The terrible Hyatt collapse
A tragedy shocked the Hyatt and Kansas City only a few weeks after the parties agreed about the 1982 selection weekend.
On the evening of July 17, 1981, two walkways collapsed in the hotel’s lobby, killing 113 people. It was an incomprehensible calamity for the hotel and Lindgren, its young general manager, who lived in the hotel and happened to be standing at the top of an escalator overlooking the crowded lobby when the walkways fell.
“It left an indelible impression on me, of course,” Lindgren said. “Selection weekend suddenly was the farthest thing from our minds.
“Tom and Dave stuck with us,” Lindgren said. “Obviously, it was a sad time for all of us — for all of Kansas City. Tom and Dave offered their homes for anyone from Hyatt who needed a comfortable place to stay. They could not have been more kind and gracious. I offered to let them move selection weekend to somewhere else, but they said, ‘We have a deal and we’re coming to the Hyatt.’”

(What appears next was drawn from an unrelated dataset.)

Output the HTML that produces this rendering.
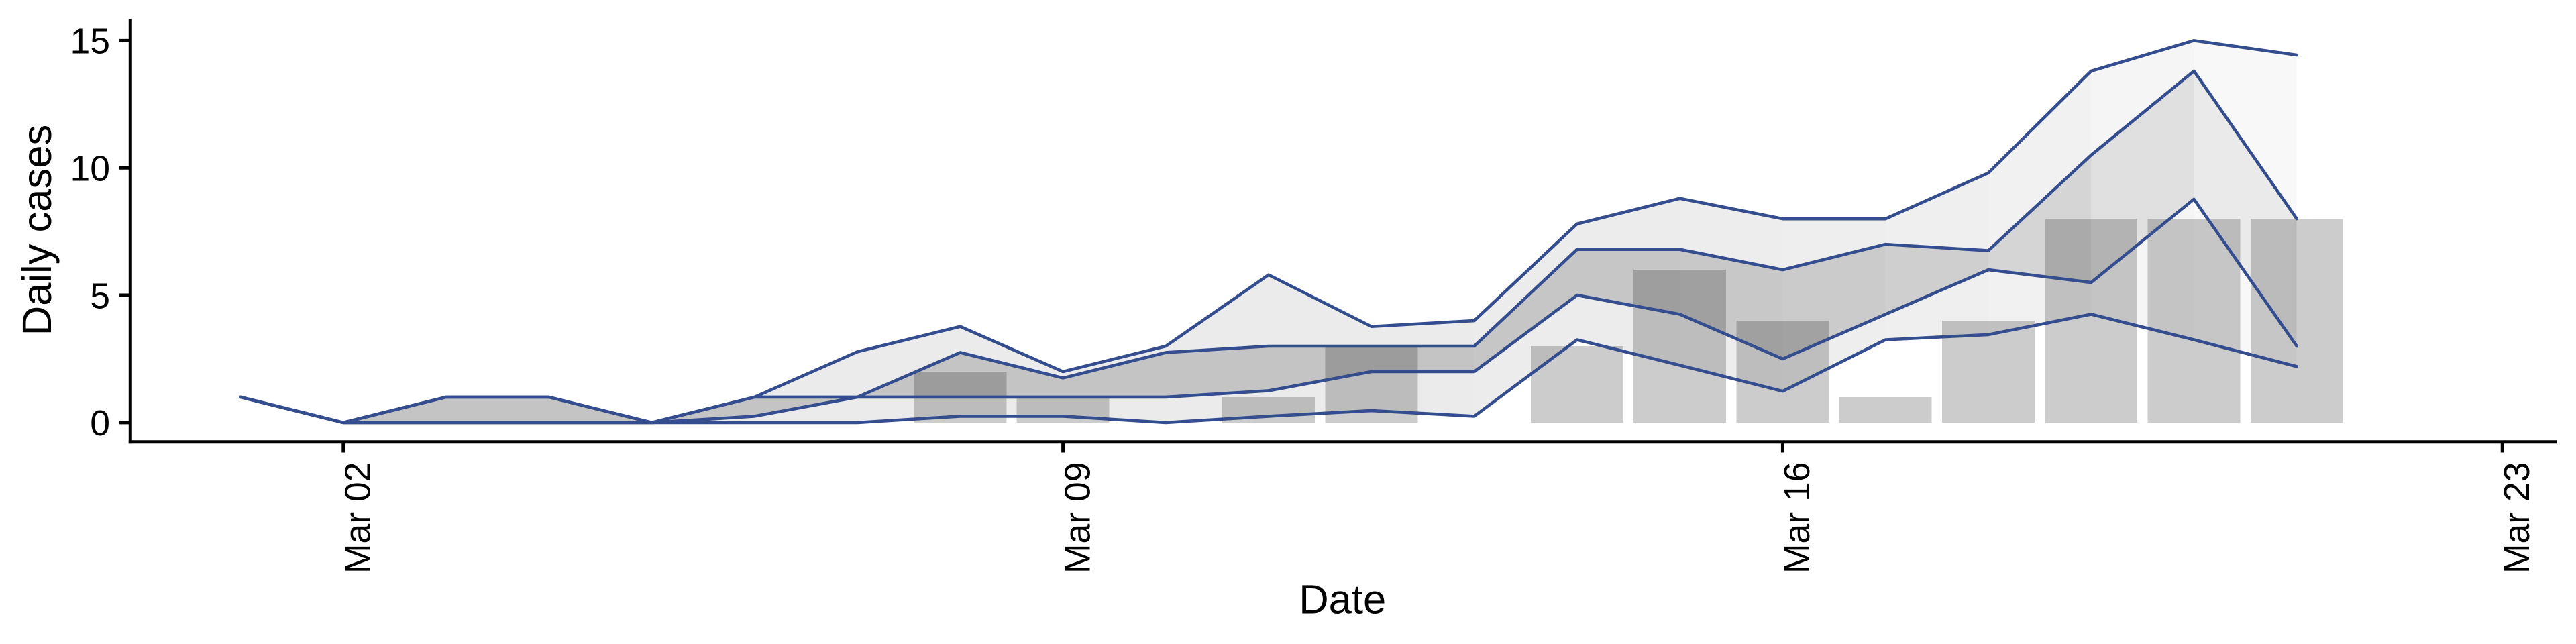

By the time the Hyatt re-opened in October 1981, the NCAA and CBS had quietly moved ahead with their planning.
By March 1982, everything was ready.
It all comes together at last
The selection committee members, with Gavitt as their leader, loved the new surroundings at the Hyatt.
On Sunday afternoon, March 7, Gavitt, Jernstedt and Cawood boarded a hotel elevator on the 40th floor and rode down the lobby to a room that CBS had turned into a studio. Cawood handed the bracket to CBS officials. The committee had chosen Georgetown (coached by John Thompson), North Carolina (Dean Smith), Virginia (Terry Holland) and DePaul (Ray Meyer) as the No. 1 seeds.
Brent Musburger and Billy Packer anchored the coverage from New York City. Gary Bender was on the air from Kansas City. Cawood introduced Gavitt — a snippet of Cawood’s remarks were carried on the telecast, subjecting him to considerable teasing — who spoke live on national television at the front of a Hyatt ballroom full of people.
The spectators in the ballroom included Gavitt’s fellow committee members. He stood next to a podium with a sign that read “Hyatt Regency Kansas City.”
Lindgren, the genial kind-hearted young hotel general manager who was the consummate promoter, had worked his magic.
“When we made the announcement from that meeting room in Kansas City, those slots with the team names on the wall were filled in by hand,” CBS’s O’Malley said. “We couldn’t do it electronically. We started out with Gary (Bender) unveiling the east region. While he was doing the east, a guy was on the floor filling in the other brackets.”
Moving selection weekend to the Hyatt Regency had been an enormous success.
History is made
Three weeks later, on Monday, March 29, in New Orleans, North Carolina’s Jimmy Black found Michael Jordan on the left wing, and he rose and hit a jumper with 17 seconds to go to put Carolina ahead of Georgetown, 63-62.
The Hoyas pushed the ball up the court. Hoyas guard Fred Brown mistook Carolina’s James Worthy for a teammate and passed the ball right to his opponent.
History was made.
A long run in Kansas City
The basketball committee created the brackets at the Hyatt Regency Kansas City for 18 years, until the NCAA relocated its national office to Indianapolis four months after the 1999 tournament.
The committee met at the Indianapolis Westin for a few years, then a few blocks away at the Conrad Hotel, then in New York City, and now back in Indianapolis.
With Gavitt’s talented son, Dan, now serving as the NCAA’s senior vice president of basketball, no more Holidomes — or the sweet smell of chlorine — are in the committee’s future.